El cruce entre locas y milicos tiene toda una tradición dentro de la literatura prostática del masculinismo. Deseos frustrados, sables lamidos, cuarteles ardientes, castigos y bajas vergonzantes, en algunos casos. Pero también tortura, locura y muerte, en otros. De orgías en uniformes nazis a degüellos clandestinos. Ahora, mientras miro el repugnante rostro del general Luciano Benjamín Menéndez, muerto hace unas horas, lo recuerdo inmortalizado en el gesto de arremeter con un puñal contra un manifestante que le gritó asesino y cobarde en alguna calle de Córdoba. Asesinar disidentes sería un honor para el General, porque lo traduciría a amor por la patria. Pero la cobardía no hay modo de que pueda ingresar en la semántica de los oropeles. 

La estupidez, además de la crueldad, era parte fundamental en la política de estado de la provincia de Córdoba mientras Menéndez era el Amo. Si la foto de malevo describía sus habilidades aniquiladoras, algunas otras decisiones delirantes se han mantenido ocultas en el tiempo. Por eso,  siento que debo traer del pasado la voz marica de Martín Bartolomé, detenido, secuestrado y torturado en un campo de concentración de la provincia por “un exceso de esos zánganos militares”, según dijo en Madrid Manuel Mujica Lainez entrevistado por el periodista argentino Ricardo Lorenzo en la presentación de su libro El Gran Teatro, en el Hotel Cervantes.

¿Cómo es que Manucho de pronto bajaba la vista sorprendido por el nombre de uno de sus antiguas amistades particulares de Buenos Aires, interrumpiendo las loas a la dictadura argentina, y a la economía de Martínez de Hoz? ¿Quién era Martín Bartolomé, cuyo fantasma invocado cubrió de espanto aquella tertulia madrileña a fines de los años setenta, encharcando de mierda y sangre el terciopelo de la conversación sobre política argentina? 

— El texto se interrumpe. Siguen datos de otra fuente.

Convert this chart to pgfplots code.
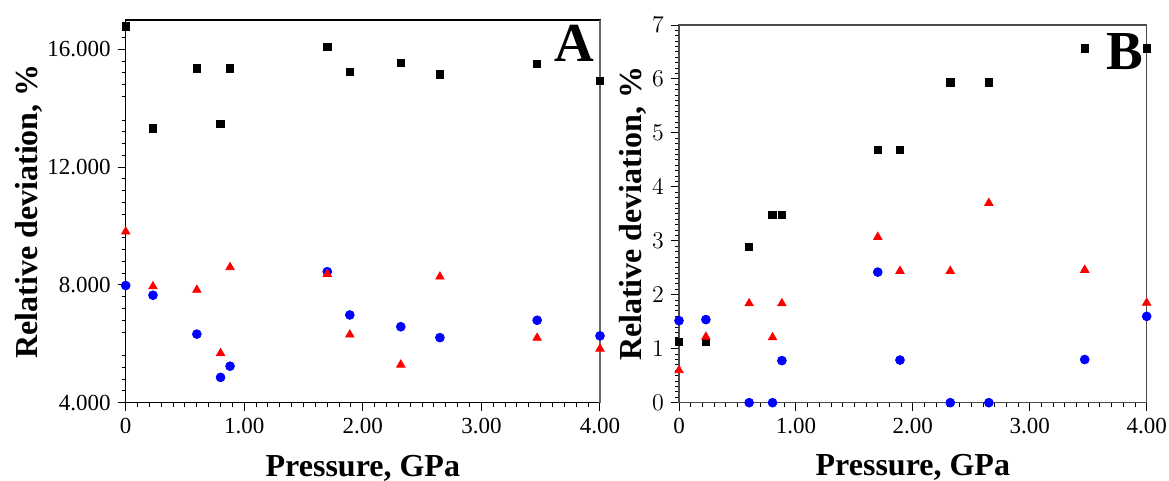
\documentclass[border=0pt]{standalone}
\usepackage{pgfplots}
\pgfplotsset{compat=1.18}
\usepackage{pgfplotstable}
\usepackage{fontspec}
\setmainfont{Liberation Serif}

\pgfplotstableread{
x sq tri cir
0.00 16.78 9.81 7.98
0.23 13.32 7.95 7.65
0.60 15.36 7.83 6.33
0.80 13.47 5.68 4.86
0.88 15.36 8.60 5.24
1.70 16.09 8.37 8.45
1.89 15.23 6.31 6.98
2.32 15.54 5.29 6.58
2.65 15.15 8.28 6.21
3.47 15.50 6.20 6.80
4.00 14.93 5.83 6.27
}\dataA

\pgfplotstableread{
x sq tri cir
0.00 1.13 0.60 1.52
0.23 1.13 1.22 1.54
0.60 2.89 1.84 0
0.80 3.48 1.21 0
0.88 3.48 1.84 0.78
1.70 4.69 3.07 2.42
1.89 4.69 2.44 0.79
2.32 5.94 2.44 0
2.65 5.94 3.70 0
3.47 6.57 2.46 0.80
4.00 6.57 1.85 1.60
}\dataB

\pgfplotsset{
  myax/.style={
    scale only axis, clip=false, anchor=south west,
    xmin=0, xmax=4,
    xtick={0,1,2,3,4}, xticklabels={0,1.00,2.00,3.00,4.00},
    minor x tick num=9,
    tick align=outside, xtick pos=bottom, ytick pos=left,
    major tick length=4pt, minor tick length=2pt,
    tick style={black, line width=0.5pt},
    ticklabel style={font=\fontsize{11.5}{13}\selectfont},
    label style={font=\bfseries\fontsize{16}{19}\selectfont},
    xlabel={Pressure, GPa},
    ylabel={Relative deviation, \%},
    xlabel style={at={(axis description cs:0.5,-0.194)}, anchor=base},
    axis line style={line width=0.6pt},
  },
  sqm/.style={only marks, mark=square*, mark size=1.85pt, black, mark options={draw=black, fill=black}},
  cim/.style={only marks, mark=*, mark size=2.2pt, blue, mark options={draw=blue, fill=blue}},
  trm/.style={only marks, mark=triangle*, mark size=2.4pt, red, mark options={draw=red, fill=red}},
}

\begin{document}
\begin{tikzpicture}
\useasboundingbox (0,0) rectangle (584.5pt,240.5pt);

\begin{axis}[myax,
  at={(62.85pt,39.15pt)},
  width=237.15pt, height=191.35pt,
  ymin=4, ymax=17,
  ytick={4,8,12,16}, yticklabels={4.000,8.000,12.000,16.000},
  minor ytick={4.4,4.8,5.2,5.6,6.4,6.8,7.2,7.6,8.4,8.8,9.2,9.6,10.4,10.8,11.2,11.6,12.4,12.8,13.2,13.6,14.4,14.8,15.2,15.6,16.4,16.8},
  ylabel style={at={(axis description cs:-0.185,0.5)}, anchor=base},
  axis line style={black},
]
\addplot[sqm] table[x=x, y=sq] {\dataA};
\addplot[cim] table[x=x, y=cir] {\dataA};
\addplot[trm] table[x=x, y=tri] {\dataA};
\draw[black!60, line width=0.6pt] (axis description cs:1,0) -- (axis description cs:1,1);
\node[font=\bfseries\fontsize{27.5}{30}\selectfont, inner sep=0pt] at (axis description cs:0.947,0.9386) {A};
\end{axis}

\begin{axis}[myax,
  at={(339.5pt,39.15pt)},
  width=233.85pt, height=188.85pt,
  ymin=0, ymax=7,
  ytick={0,1,2,3,4,5,6,7},
  minor y tick num=9,
  ylabel style={at={(axis description cs:-0.081,0.5)}, anchor=base},
  axis line style={black!70},
]
\addplot[sqm] table[x=x, y=sq] {\dataB};
\addplot[cim] table[x=x, y=cir] {\dataB};
\addplot[trm] table[x=x, y=tri] {\dataB};
\node[font=\bfseries\fontsize{27.5}{30}\selectfont, inner sep=0pt] at (axis description cs:0.953,0.930) {B};
\end{axis}
\end{tikzpicture}
\end{document}
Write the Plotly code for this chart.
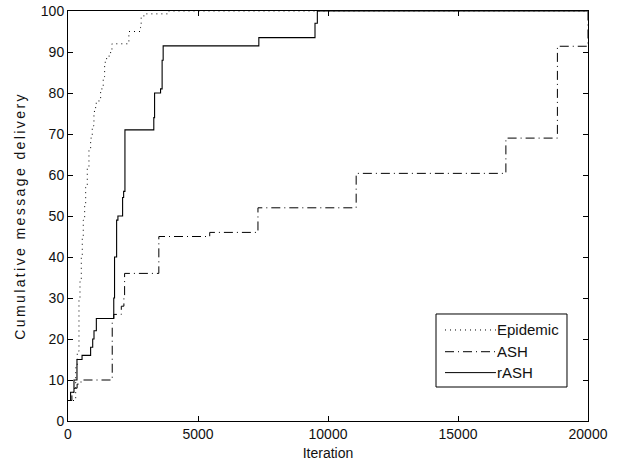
import plotly.graph_objects as go

# ---- data ----
epidemic_x = [0, 296, 357, 422, 461, 511, 549, 587, 641, 680, 741, 806, 871, 933, 998,
              1063, 1190, 1255, 1355, 1409, 1486, 1639, 1690, 2342, 2600, 2791, 2814, 2918,
              3840, 20000]
epidemic_y = [5, 13, 17, 30, 34, 40, 45, 49, 53, 57, 62, 66, 69, 72, 75.5,
              77.5, 78.5, 81, 84, 87.5, 89, 90.5, 92, 95, 95, 96, 98.5, 99.3,
              100, 100]

ash_x = [0, 150, 250, 350, 500, 1701, 1760, 2050, 2150, 2177, 3494, 5451, 7306, 11083,
         16842, 18823, 20000]
ash_y = [5, 7, 8, 9, 10, 25, 26, 28, 30, 36, 45, 46, 52, 60.4,
         69, 91.4, 100]

rash_x = [0, 100, 230, 345, 540, 870, 950, 1000, 1090, 1740, 1760, 1790, 1870, 1920,
          2100, 2140, 2190, 3275, 3300, 3330, 3560, 3620, 3660, 7340, 9460, 9500, 9590,
          20000]
rash_y = [5, 7, 10, 15, 16, 18, 20, 22, 25, 25, 30, 40, 49, 50,
          54.5, 56, 71, 71, 74, 80, 81, 88, 91.5, 93.5, 93.5, 97, 100,
          100]

x_ticks = [0, 5000, 10000, 15000, 20000]
y_ticks = [0, 10, 20, 30, 40, 50, 60, 70, 80, 90, 100]

series_names = ["Epidemic", "ASH", "rASH"]

FONT = "Liberation Sans, Arial, sans-serif"
DOT = "1px,4px"
DASHDOT = "9px,4px,1px,4px"

fig = go.Figure()
fig.add_trace(go.Scatter(x=epidemic_x, y=epidemic_y, mode="lines", name=series_names[0],
                         line=dict(color="black", width=1, dash=DOT, shape="hv"),
                         showlegend=False))
fig.add_trace(go.Scatter(x=ash_x, y=ash_y, mode="lines", name=series_names[1],
                         line=dict(color="black", width=1, dash=DASHDOT, shape="hv"),
                         showlegend=False))
fig.add_trace(go.Scatter(x=rash_x, y=rash_y, mode="lines", name=series_names[2],
                         line=dict(color="black", width=1.1, shape="hv"),
                         showlegend=False))

axis_common = dict(showline=True, linecolor="black", linewidth=1, mirror="ticks",
                   ticks="inside", ticklen=5, tickcolor="black", showgrid=False,
                   zeroline=False, automargin=False,
                   tickfont=dict(family=FONT, size=14, color="#111111"))

fig.update_xaxes(range=[0, 20000], tickvals=x_ticks, ticktext=[str(v) for v in x_ticks],
                 title=dict(text="Iteration", font=dict(family=FONT, size=14, color="#111111"),
                            standoff=7),
                 **axis_common)
fig.update_yaxes(range=[0, 100], tickvals=y_ticks, ticktext=[str(v) for v in y_ticks],
                 title=dict(text='<span style="letter-spacing:2.4px">Cumulative message delivery</span>',
                            font=dict(family=FONT, size=14, color="#111111"), standoff=11),
                 **axis_common)

# custom legend box (paper coordinates)
lx0, lx1, ly0, ly1 = 0.7077, 0.9596, 0.0829, 0.261
fig.add_shape(type="rect", xref="paper", yref="paper", x0=lx0, x1=lx1, y0=ly0, y1=ly1,
              line=dict(color="black", width=1), fillcolor="white", layer="above")
entry_y = [0.222, 0.169, 0.118]
dashes = [DOT, DASHDOT, "solid"]
for name, yy, d in zip(series_names, entry_y, dashes):
    fig.add_shape(type="line", xref="paper", yref="paper", x0=0.725, x1=0.823, y0=yy, y1=yy,
                  line=dict(color="black", width=1, dash=d), layer="above")
    fig.add_annotation(xref="paper", yref="paper", x=0.825, y=yy, text=name, showarrow=False,
                       xanchor="left", yanchor="middle", xshift=-2,
                       font=dict(family=FONT, size=15, color="#111111"))

fig.update_layout(width=632, height=466, margin=dict(l=68, r=44, t=11, b=45, pad=0),
                  paper_bgcolor="white", plot_bgcolor="white", showlegend=False)

fig.write_html("out.html", config={"displayModeBar": False},
               post_script="document.body.style.margin='0';document.body.style.overflow='hidden';")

¿“Se acuerda, Manucho, de Martín Bartolomé?” Y la vieja loca wildeana debe de haber vuelto a encontrarse en el teatro de la memoria con ese muchacho de pelo largo y ropa anormal frecuentador del Frente de Liberación Homosexual en alguna de sus células de alta cultura que, enviado por el Museo de Bellas Artes a Córdoba a elaborar un registro de pinturas prestadas, fue  leído en el disco rígido de los milicos que lo vieron trepado a las paredes como perteneciente al target subversivo (hippismo o degeneración europeizante en grado de evidencia) y encerrado al principio en el despacho del General, que mirándolo desde su baja altura se encaprichó como Nerón con las fantasmagorías de Roma. Así, lo tuvieron durante un mes bajo tortura, sin que el Director del Museo pudiese convencer a la bestia de su error. Una campaña paqueta se desató entonces en la capital de la república, hasta con la venia de Videla, con Manucho a la cabeza y Blas Matamoro en segundo plano, para que liberasen al dandy caído en desgracia, cuya defensa fue enloquecer y creer ver obras de artes en los muros de la mazmorra, mientras el General deliraba en su poltrona de Emperador sin atender las  plegarias. 

Finalmente, Bartolomé fue arrojado en pleno día a una calle cualquiera de Córdoba, cubierto literalmente de meo y mierda. Después de un mes de oscuridad y sin saber adónde encaminarse. Pero un panadero misericordioso le prestó un teléfono (siempre hay que confiar en la bondad de los desconocidos, decía Blanche DuBois) y así pudo llamar a Manucho, que lo buscó y refugió en su casa. Ahí mismo el protector acompañaba el cuerpo martirizado, como el de algún personaje de sus novelas decimonónicas, a la bañera. Lo más importante, supongo, sería para él devolverle la belleza. Cuando la carne enmagrecida del pibe quedó perfumada, el aristócrata escritor le impuso un cuaderno entre las manos para que pusiese en palabras el calvario. Convertir el drama en poesía. Sin denunciar al régimen, me imagino. Los militares eran brutos, desagradables y temibles para Manuel Mujica Láinez, pero necesarios para salvar a su clase de un destino vietnamita. 

Poco después Martín Bartolomé fue auxiliado para irse al exilio. Por uno de los defensores de la barbarie. Esta historia es verdadera, como la  muerte de Luciano Benjamín Menéndez esta semana.